Liebe Freunde des Sermig, werdet nicht müde, das Arsenal des Friedens aufzubauen! Auch wenn das Werk bereits getan zu sein scheint, handelt es sich in Wirklichkeit immer um eine Baustelle. Das wisst ihr sehr gut, denn in diesen Jahren habt ihr das Arsenal der Hoffnung in San Paolo in Brasilien ins Leben gerufen sowie das Arsenal der Begegnung in Madaba in Jordanien, das Arsenal der Harmonie in Pecetto Torinese. Aber all diese Realitäten – Frieden, Hoffnung, Begegnung, Harmonie – werden nur mit dem Heiligen Geist, dem Geist Gottes aufgebaut. Er ist es, der Frieden, Hoffnung, Begegnung und Harmonie schafft. Und die Baustellen kommen voran, wenn diejenigen, die dort arbeiten, sich in ihrem Inneren vom Heiligen Geist »bearbeiten« lassen. Ihr werdet einwenden: Und wer nicht glaubt? Und wer kein Christ ist? Das mag uns als Problem erscheinen, aber sicher ist das kein Problem für Gott. Er, sein Geist, spricht zum Herzen jedes Menschen, der auf ihn zu hören versteht. Jeder Mann und jede Frau guten Willens kann in den Arsenalen des Friedens, der Hoffnung, der Begegnung und der Harmonie arbeiten.

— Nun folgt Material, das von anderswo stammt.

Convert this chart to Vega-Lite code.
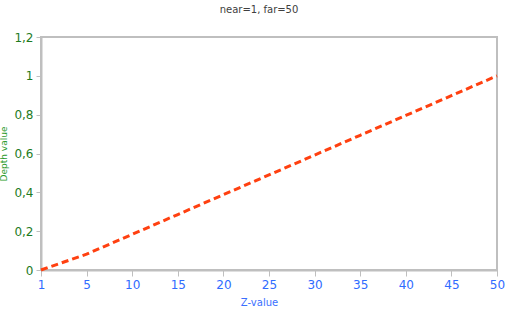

Doch es braucht auch jemanden, dessen Herz tief im Evangelium verwurzelt ist. Eine Gemeinschaft des Glaubens und des Gebets ist notwendig, die das Feuer für alle am Brennen hält. Jenes Feuer, das Jesus auf die Erde gebracht hat und das nunmehr für immer brennt (vgl. Lk 12,49). Und hier sieht man auch die Bedeutung einer Gemeinschaft von Personen, die sich die Berufung und die Mission der Fraternität ganz zu eigen machen und sie dauerhaft voranbringen.

Liebe Brüder und Schwestern, ich danke euch aufrichtig für diese Begegnung und vor allem für euer Zeugnis und euren Einsatz. Macht weiter! Die Muttergottes behüte und begleite euch. Ich segne euch von Herzen und bitte euch, für mich zu beten. Danke.